日本でも「タクシーのチップ」が支払われるケースとは

ドラマではお馴染みの「お釣りは結構です」が実質的なチップに

 “日本では馴染みは薄いが海外では当たり前”ともいえるのがチップ。筆者が海外出張のお供に持って行く、個人旅行者向けの旅行ガイドブックにも、それぞれの地域のチップ事情が掲載されている。ただし、チップの習慣がある地域だからといっても義務的に渡すものではない。提供を受けたサービスへの満足の対価として、あくまで気持ちとしてチップを渡し、そしてその額も目安などはあるものの、提供を受けた満足度によって増減させるものである。タクシー

 アメリカではレストランのウェイターやウェイトレスへは、食事代のおおむね12%分をチップとして渡すようにとデトロイトで知り合った地元の人から教わった。それをベースとして計算しやすいので、たとえばタクシーならば、メーター料金の10%を目安にタクシー乗務員にも渡すようにしている。あとは道中で会話が盛り上がったりしたときにはさらに追加してチップを渡すときもある。

 アメリカ以外の国でも、多いか少ないかはよくわからないが、10%をベースにチップを渡すようにしている。重たい旅行用スーツケースなども率先してタクシーから積み下ろしをしてくれるので、筆者はあまりチップ文化が浸透していない、もしくはチップがいらないとされる国でもチップを渡すようにしている。

 ASEAN地域などの新興国では、国によってもちろん変わってくるが欧米ほどチップが常態化しているようでもなく(外国人は渡すひとが多いようだが)、乗務員によっては「お釣りはいらないよ」などと言うと、目を白黒させて喜ばれたりする国もある。
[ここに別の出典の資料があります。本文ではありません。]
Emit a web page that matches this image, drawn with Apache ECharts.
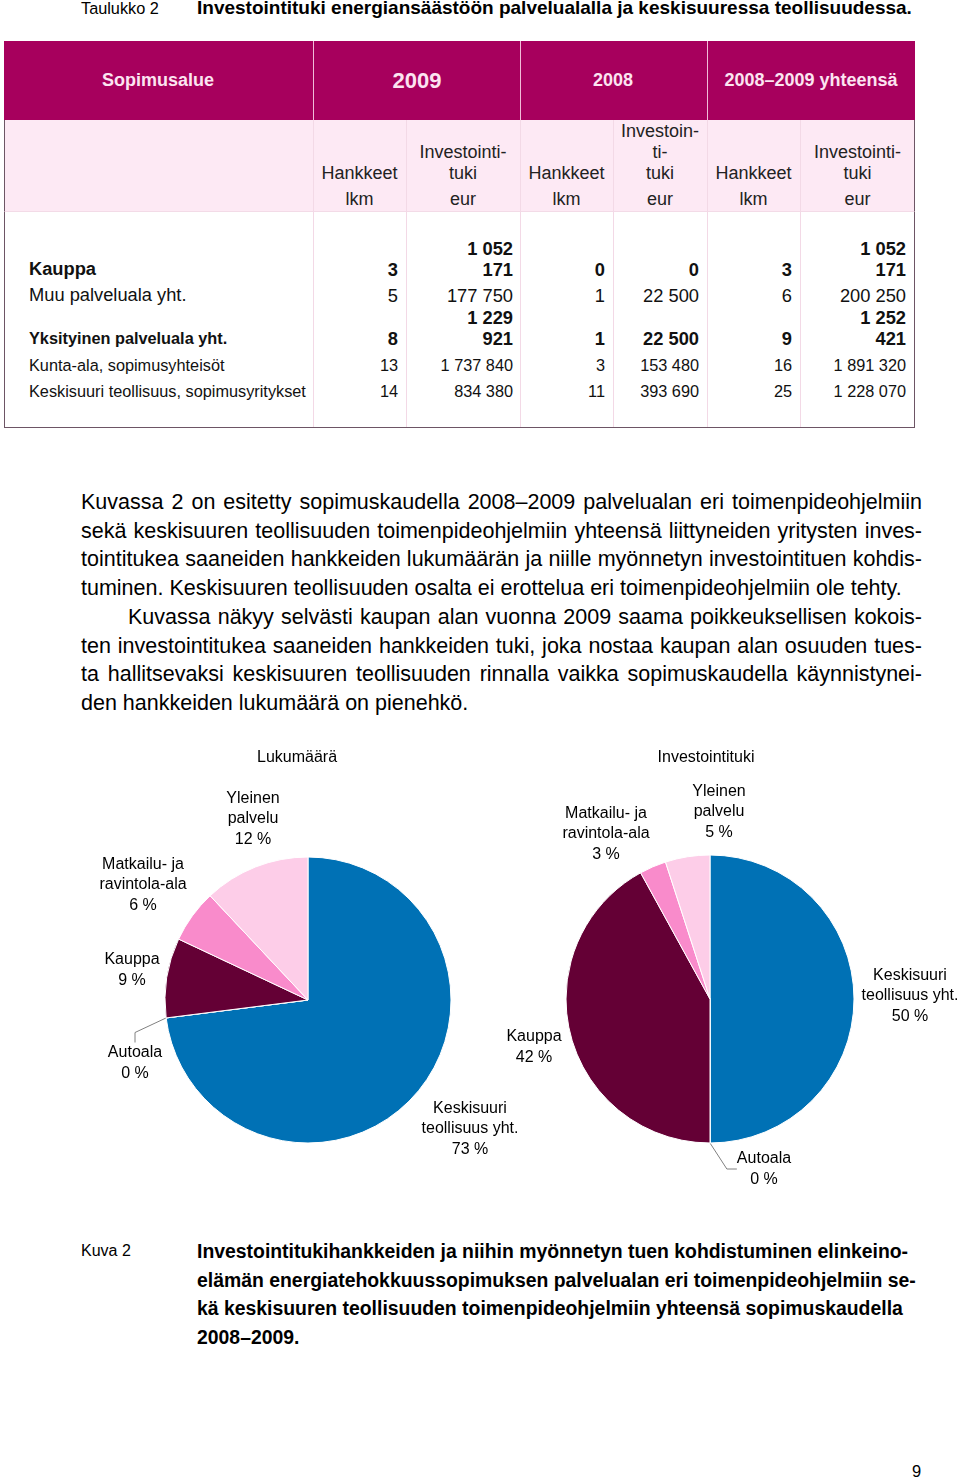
<!DOCTYPE html>
<html lang="fi">
<head>
<meta charset="UTF-8">
<title>Kuva 2</title>
<style>
  body { margin: 0; background: #fff; font-family: "Liberation Sans", Arial, sans-serif; color: #000; }
  #page { position: relative; width: 960px; height: 1479px; overflow: hidden; }
  .t { position: absolute; white-space: nowrap; }
  .j { position: absolute; white-space: nowrap; text-align: justify; text-align-last: justify; }
</style>
</head>
<body>
<div id="page">
  <div id="main" style="position:absolute;left:0;top:730px;width:960px;height:480px;"></div>
</div>

<script src="https://cdn.jsdelivr.net/npm/echarts@6/dist/echarts.min.js"></script>
<script>
// ---- taulukon tiedot ----
var rowLabels = ['Kauppa', 'Muu palveluala yht.', 'Yksityinen palveluala yht.', 'Kunta-ala, sopimusyhteisöt', 'Keskisuuri teollisuus, sopimusyritykset'];
var hankkeet2009 = ['3', '5', '8', '13', '14'];
var tuki2009 = ['1 052 171', '177 750', '1 229 921', '1 737 840', '834 380'];
var hankkeet2008 = ['0', '1', '1', '3', '11'];
var tuki2008 = ['0', '22 500', '22 500', '153 480', '393 690'];
var hankkeetYht = ['3', '6', '9', '16', '25'];
var tukiYht = ['1 052 171', '200 250', '1 252 421', '1 891 320', '1 228 070'];

// ---- kuvan tiedot ----
var categories = ['Keskisuuri\nteollisuus yht.', 'Autoala', 'Kauppa', 'Matkailu- ja\nravintola-ala', 'Yleinen\npalvelu'];
var lukumaara = [73, 0, 9, 6, 12];
var investointituki = [50, 0, 42, 3, 5];

var colors = ['#0071b5', '#999999', '#640035', '#f98bcb', '#fdcde8'];

var page = document.getElementById('page');
function add(html, css, cls) {
  var d = document.createElement('div');
  d.className = cls || 't';
  d.style.cssText = css;
  d.innerHTML = html;
  page.appendChild(d);
  return d;
}

// otsikko
add('Taulukko 2', 'left:81px;top:-1px;font-size:16.3px;line-height:18px;');
add('<b>Investointituki energiansäästöön palvelualalla ja keskisuuressa teollisuudessa.</b>', 'left:197px;top:-2px;font-size:19px;line-height:20px;');

// taulukon taustat
add('', 'left:4px;top:41px;width:911px;height:79px;background:#a7005d;');
add('', 'left:4px;top:120px;width:909px;height:91px;background:#fde9f4;border-left:1.5px solid #6d5565;border-right:1.5px solid #6d5565;');
add('', 'left:4px;top:211px;width:909px;height:215px;border:1.5px solid #6d5565;border-top:1px solid #f3dbe7;');

var colX = [313, 406, 520, 613, 707, 800, 915];
[313, 520, 707].forEach(function (x) {
  add('', 'left:' + x + 'px;top:41px;width:1px;height:79px;background:#f1bcd8;');
});
colX.slice(0, 6).forEach(function (x) {
  add('', 'left:' + x + 'px;top:120px;width:1px;height:307px;background:#f3d9e6;');
});

// ylätunnisteet
function centerText(txt, cx, cy, size, w, extra) {
  add(txt, 'left:' + (cx - w / 2) + 'px;width:' + w + 'px;top:' + (cy - size * 0.6) + 'px;line-height:' + (size * 1.2) + 'px;font-size:' + size + 'px;text-align:center;' + (extra || ''));
}
var hcol = 'color:#fce4f1;font-weight:bold;';
centerText('Sopimusalue', 158, 81, 18, 300, hcol);
centerText('2009', 417, 81, 22, 200, hcol);
centerText('2008', 613, 81, 18, 180, hcol);
centerText('2008–2009 yhteensä', 811, 81, 18, 200, hcol);

var subHead = [
  ['Hankkeet', 'lkm'],
  ['Investointi-', 'tuki', 'eur'],
  ['Hankkeet', 'lkm'],
  ['Investoin-', 'ti-', 'tuki', 'eur'],
  ['Hankkeet', 'lkm'],
  ['Investointi-', 'tuki', 'eur']
];
var subY = [200, 174, 153, 132];
subHead.forEach(function (lines, c) {
  var cx = (colX[c] + colX[c + 1]) / 2;
  lines.forEach(function (s, i) {
    var k = lines.length - 1 - i;
    centerText(s, cx, subY[k], 18, 110, 'color:#222;');
  });
});

// rivit
var rowY = [269, 295, 338, 365, 391];
var rowBold = [true, false, true, false, false];
var labelSize = [18.3, 18.3, 16.3, 16.3, 16.3];
var numSize = [18.3, 18.3, 18.3, 16.3, 16.3];
var numRight = [398, 513, 605, 699, 792, 906];
var cols = [hankkeet2009, tuki2009, hankkeet2008, tuki2008, hankkeetYht, tukiYht];

rowLabels.forEach(function (lab, r) {
  var w = rowBold[r] ? 'font-weight:bold;' : '';
  add(lab, 'left:29px;top:' + (rowY[r] - 11) + 'px;line-height:22px;font-size:' + labelSize[r] + 'px;color:#111;' + w);
  cols.forEach(function (arr, c) {
    var s = arr[r];
    var lines = [s];
    if (rowBold[r] && s.length > 7) {
      var k = s.lastIndexOf(' ');
      lines = [s.slice(0, k), s.slice(k + 1)];
    }
    var lh = 21;
    var top = rowY[r] - lh / 2 - (lines.length - 1) * lh;
    add(lines.join('<br>'), 'right:' + (960 - numRight[c]) + 'px;top:' + top + 'px;line-height:' + lh + 'px;font-size:' + numSize[r] + 'px;text-align:right;color:#111;' + w);
  });
});

// leipäteksti
var para = [
  'Kuvassa 2 on esitetty sopimuskaudella 2008–2009 palvelualan eri toimenpideohjelmiin',
  'sekä keskisuuren teollisuuden toimenpideohjelmiin yhteensä liittyneiden yritysten inves-',
  'tointitukea saaneiden hankkeiden lukumäärän ja niille myönnetyn investointituen kohdis-',
  'tuminen. Keskisuuren teollisuuden osalta ei erottelua eri toimenpideohjelmiin ole tehty.',
  'Kuvassa näkyy selvästi kaupan alan vuonna 2009 saama poikkeuksellisen kokois-',
  'ten investointitukea saaneiden hankkeiden tuki, joka nostaa kaupan alan osuuden tues-',
  'ta hallitsevaksi keskisuuren teollisuuden rinnalla vaikka sopimuskaudella käynnistynei-',
  'den hankkeiden lukumäärä on pienehkö.'
];
para.forEach(function (s, i) {
  var y = 502 + i * 28.7;
  var left = i === 4 ? 128 : 81;
  var last = (i === 3 || i === 7);
  add(s, 'left:' + left + 'px;width:' + (922 - left) + 'px;top:' + (y - 14) + 'px;line-height:28px;font-size:21.5px;', last ? 't' : 'j');
});

// kuvateksti
add('Kuva 2', 'left:81px;top:' + (1251 - 10) + 'px;line-height:20px;font-size:16px;');
var caption = [
  'Investointitukihankkeiden ja niihin myönnetyn tuen kohdistuminen elinkeino-',
  'elämän energiatehokkuussopimuksen palvelualan eri toimenpideohjelmiin se-',
  'kä keskisuuren teollisuuden toimenpideohjelmiin yhteensä sopimuskaudella',
  '2008–2009.'
];
caption.forEach(function (s, i) {
  add(s, 'left:197px;top:' + (1251 + i * 28.7 - 11) + 'px;line-height:22px;font-size:19.4px;font-weight:bold;');
});
add('9', 'left:912px;top:1461px;line-height:20px;font-size:16.5px;');

// ---- piirakat ----
var leftLabelPos = [[470, 399], [135, 333], [132, 240], [143, 155], [253, 89]];
var rightLabelPos = [[910, 266], [764, 439], [534, 317], [606, 104], [719, 82]];

function buildData(values) {
  return values.map(function (v, i) {
    return {
      name: categories[i],
      value: v,
      itemStyle: { color: colors[i] },
      labelLine: { show: v === 0 }
    };
  });
}

function pieSeries(values, center, radius, pos) {
  return {
    type: 'pie',
    center: center,
    radius: radius,
    startAngle: 90,
    clockwise: true,
    avoidLabelOverlap: false,
    data: buildData(values),
    itemStyle: { borderColor: '#fff', borderWidth: 1 },
    label: {
      show: true,
      position: 'outside',
      color: '#000',
      fontSize: 16,
      lineHeight: 20.5,
      fontFamily: 'Liberation Sans, Arial, sans-serif',
      align: 'center',
      formatter: function (p) { return p.name + '\n' + p.value + ' %'; }
    },
    labelLine: { show: false, length: 12, length2: 10, lineStyle: { color: '#808080', width: 1 } },
    labelLayout: function (p) {
      var q = pos[p.dataIndex];
      return { x: q[0], y: q[1], align: 'center', verticalAlign: 'middle' };
    },
    emphasis: { disabled: true }
  };
}

var myChart = echarts.init(document.getElementById('main'));
myChart.setOption({
  animation: false,
  graphic: [
    { type: 'text', x: 297, y: 28, style: { text: 'Lukumäärä', fontSize: 16, fontFamily: 'Liberation Sans, Arial, sans-serif', fill: '#000', align: 'center', verticalAlign: 'middle' } },
    { type: 'text', x: 706, y: 28, style: { text: 'Investointituki', fontSize: 16, fontFamily: 'Liberation Sans, Arial, sans-serif', fill: '#000', align: 'center', verticalAlign: 'middle' } }
  ],
  series: [
    pieSeries(lukumaara, [308, 270], 143, leftLabelPos),
    pieSeries(investointituki, [710, 269], 144, rightLabelPos)
  ]
});
</script>
</body>
</html>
かと思えば、逆に中国では「チップが少ない」と言われたこともある。基本的に諸外国では、タクシーを利用すると重たい荷物の積み下ろしは乗務員が率先して行ってくれるので、その流れで見てもチップを渡すことにはそれほど抵抗はない。

 ちなみにアメリカで聞いた話ではレストランなどでは、サービスに満足できなかったときには抗議の意味もこめて、わざわざテーブルに硬貨を山積みにしていくとのこと。また、チップの習慣が当たり前といわれるアメリカだが、近年は「チップを計算して渡すのが面倒」とか「渡したくない」というひとが、ショッピングモールのフードモールなどで好んで食事をすると聞いたことがある。

 それでは日本のタクシーにおけるチップ事情はどうなっているのだろう。テレビの刑事ドラマなどでよく、「前のクルマを追ってください」と言ってタクシーに乗り込むシーンがある。そして追跡車両が目的地に到着したので、タクシーを降りるときに「お釣りは結構です」とうセリフのやりとりがある。

 容疑者などを追跡しているシーンなので、お釣りや領収書をもらっていてはストーリー上おかしいとのことでこのような演出が行われているようだが、日本でもじつはこの「お釣りは結構です」という類のチップは意外なほど多いようだ。それなりに日本でもクレジットカードなど現金以外でのタクシー料金の支払いは増えているが、まだまだ現金払いが多いので、「お釣りは結構ですよ」というシチュエーションは結構多いのである。

 筆者も仕事などで近距離の利用では、話好きな乗務員のタクシーに乗り、車内で話が盛り上がったりしたときには、「お釣りは結構ですよ」と言って降りることがある。稀だが深夜に都心から40kmほど離れた自宅までタクシーで帰ったときには、だいたいロング客を乗せたということで、饒舌になる乗務員がほとんど。その印象の良さもあり、「帰りにコーヒーでも飲んでください」と200円から500円ほどは渡すようにしている。広く世の中でチップという習慣のない日本では、それぐらいが遠慮なく受け取ってもらえるかなと勝手に判断して渡している。

 ちなみに、地方のタクシー会社(事務所)に勤務した経験のあるひとによると、「何か特別な決まり事があるというわけではありませんが、あえてライバル会社チェックなど特別な理由がないかぎりは、プライベートも含めてタクシーを利用するときには、当然自社のタクシーを利用するのがお約束です。駅前などのタクシー乗り場でも自社のタクシーの順番がくるまで待っていました。そして料金精算のときは乗務員へのねぎらいもこめてチップを渡します。『あのひとはこの前●●●円しかくれなかった』などと、乗務員の間で噂になるのも困りますので、多少張り込んで渡していました」とのこと。これはあくまで特殊なケースとなる。